● **Supplied data**
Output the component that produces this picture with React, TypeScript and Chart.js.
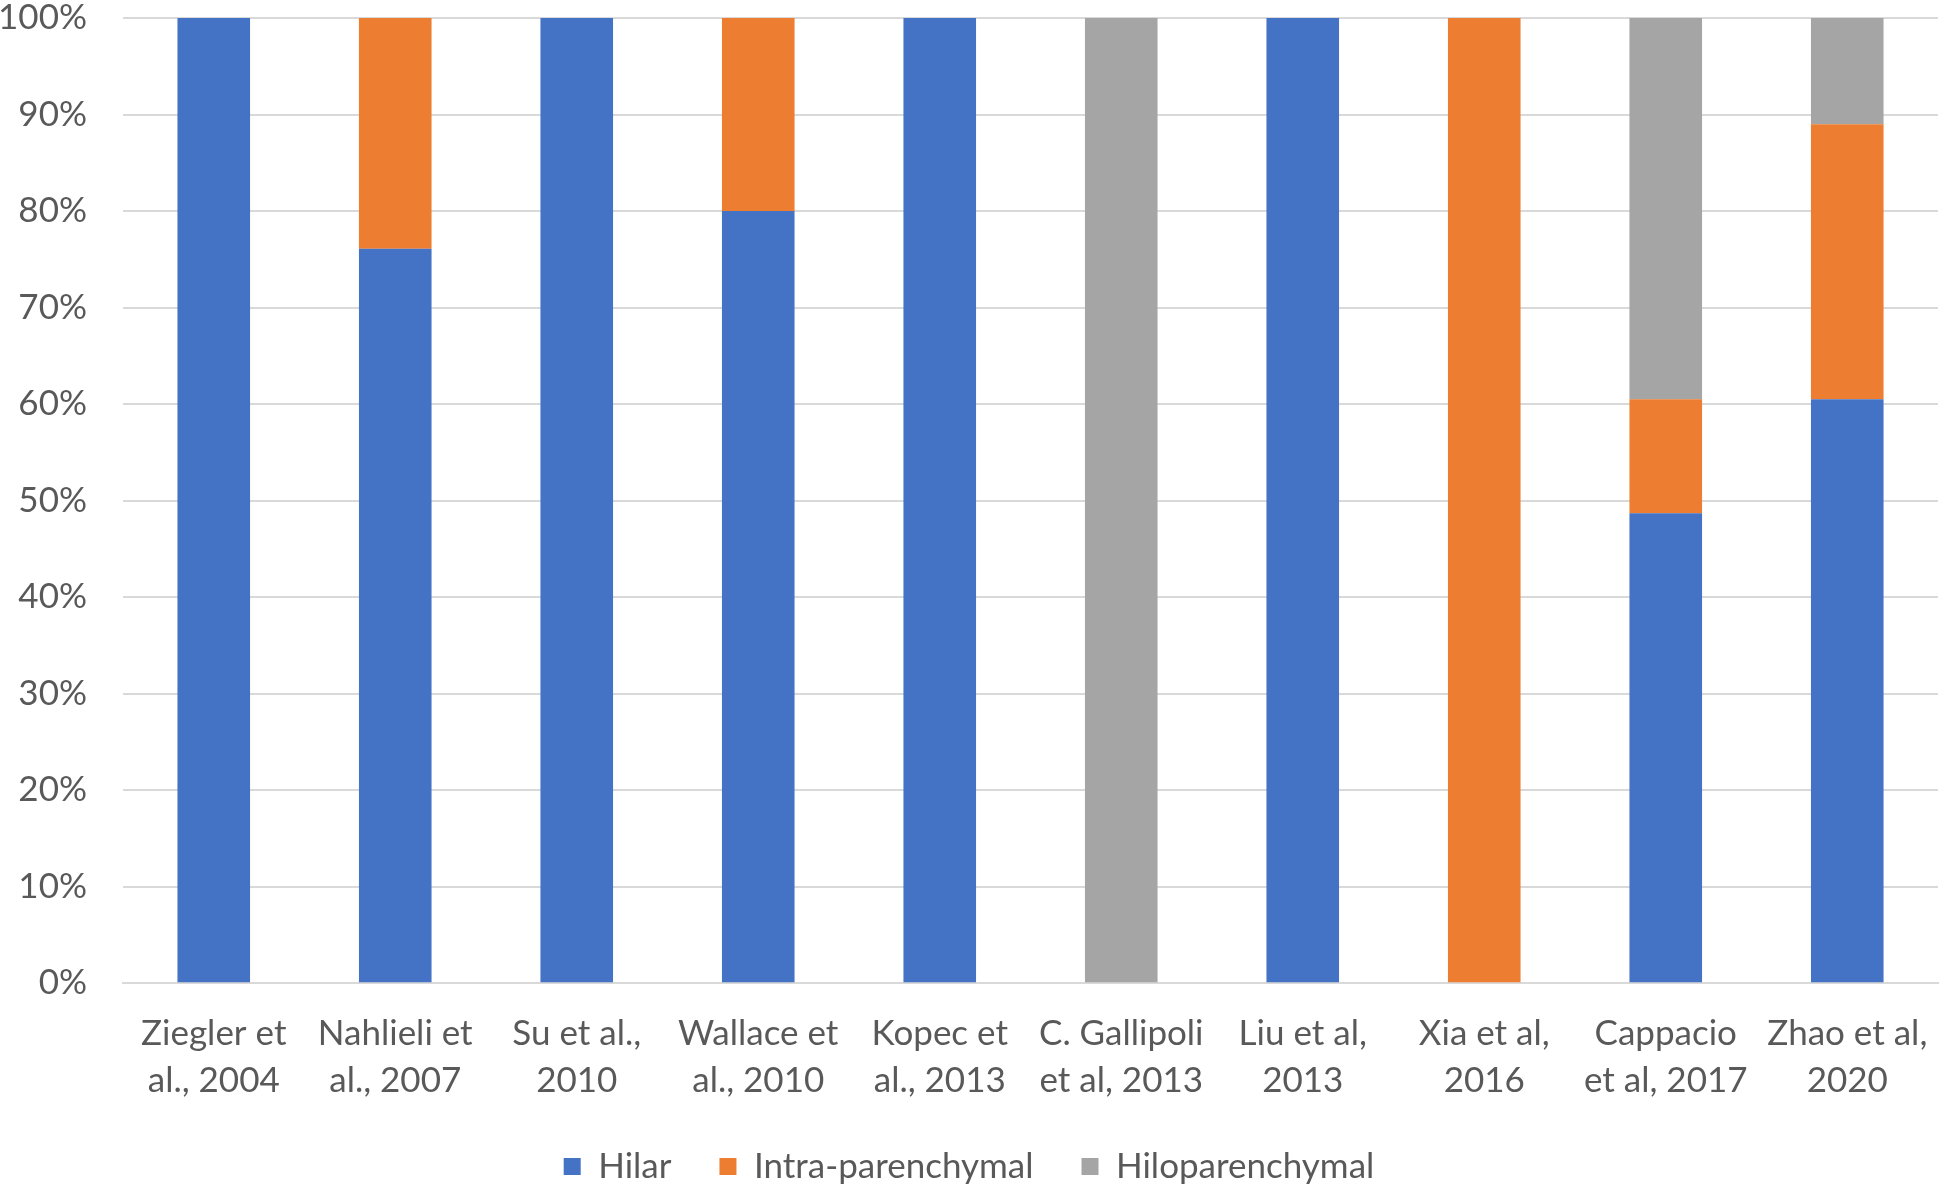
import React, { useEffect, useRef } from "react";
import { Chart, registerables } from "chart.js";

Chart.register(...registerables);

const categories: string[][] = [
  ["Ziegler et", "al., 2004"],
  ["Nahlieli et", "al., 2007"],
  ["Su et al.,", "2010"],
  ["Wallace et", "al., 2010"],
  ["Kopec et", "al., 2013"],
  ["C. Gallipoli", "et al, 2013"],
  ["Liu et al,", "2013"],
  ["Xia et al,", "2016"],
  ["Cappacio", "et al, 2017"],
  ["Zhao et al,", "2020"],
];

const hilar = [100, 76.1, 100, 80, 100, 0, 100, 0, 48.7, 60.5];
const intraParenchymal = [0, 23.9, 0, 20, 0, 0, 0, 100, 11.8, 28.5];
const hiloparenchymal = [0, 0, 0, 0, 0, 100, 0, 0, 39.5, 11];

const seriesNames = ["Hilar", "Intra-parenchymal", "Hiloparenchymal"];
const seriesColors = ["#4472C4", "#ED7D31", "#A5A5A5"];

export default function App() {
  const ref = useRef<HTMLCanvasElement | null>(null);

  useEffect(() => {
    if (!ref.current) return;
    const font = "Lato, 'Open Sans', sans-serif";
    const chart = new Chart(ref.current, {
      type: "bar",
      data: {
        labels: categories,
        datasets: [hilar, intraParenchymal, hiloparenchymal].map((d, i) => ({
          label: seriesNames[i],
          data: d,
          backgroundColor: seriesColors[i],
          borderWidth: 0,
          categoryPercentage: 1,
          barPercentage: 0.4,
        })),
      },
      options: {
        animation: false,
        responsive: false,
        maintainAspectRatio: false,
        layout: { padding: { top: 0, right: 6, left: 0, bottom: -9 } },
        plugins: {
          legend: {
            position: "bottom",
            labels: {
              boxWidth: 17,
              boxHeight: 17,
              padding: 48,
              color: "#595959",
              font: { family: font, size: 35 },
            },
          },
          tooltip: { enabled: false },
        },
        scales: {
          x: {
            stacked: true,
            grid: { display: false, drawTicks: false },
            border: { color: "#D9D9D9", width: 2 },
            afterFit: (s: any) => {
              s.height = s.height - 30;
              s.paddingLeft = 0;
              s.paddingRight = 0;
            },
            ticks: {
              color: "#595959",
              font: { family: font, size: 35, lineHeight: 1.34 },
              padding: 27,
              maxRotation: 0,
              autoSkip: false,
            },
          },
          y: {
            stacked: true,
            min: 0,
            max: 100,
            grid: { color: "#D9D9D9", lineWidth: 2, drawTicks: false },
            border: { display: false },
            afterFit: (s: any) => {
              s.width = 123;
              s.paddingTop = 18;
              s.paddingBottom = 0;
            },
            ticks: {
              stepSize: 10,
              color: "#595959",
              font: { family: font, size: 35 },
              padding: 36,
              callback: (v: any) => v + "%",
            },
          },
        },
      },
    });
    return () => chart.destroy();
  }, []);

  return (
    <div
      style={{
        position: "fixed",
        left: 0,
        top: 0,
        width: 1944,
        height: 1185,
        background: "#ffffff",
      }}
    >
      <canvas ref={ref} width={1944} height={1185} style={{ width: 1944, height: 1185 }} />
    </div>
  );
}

● **Goal**
Copy nothing but the lines from the top of the data down to the line containing "0, 39.5, 11];", and leave the pictures out.

● **Completed task**
Output the component that produces this picture with React, TypeScript and Chart.js.
import React, { useEffect, useRef } from "react";
import { Chart, registerables } from "chart.js";

Chart.register(...registerables);

const categories: string[][] = [
  ["Ziegler et", "al., 2004"],
  ["Nahlieli et", "al., 2007"],
  ["Su et al.,", "2010"],
  ["Wallace et", "al., 2010"],
  ["Kopec et", "al., 2013"],
  ["C. Gallipoli", "et al, 2013"],
  ["Liu et al,", "2013"],
  ["Xia et al,", "2016"],
  ["Cappacio", "et al, 2017"],
  ["Zhao et al,", "2020"],
];

const hilar = [100, 76.1, 100, 80, 100, 0, 100, 0, 48.7, 60.5];
const intraParenchymal = [0, 23.9, 0, 20, 0, 0, 0, 100, 11.8, 28.5];
const hiloparenchymal = [0, 0, 0, 0, 0, 100, 0, 0, 39.5, 11];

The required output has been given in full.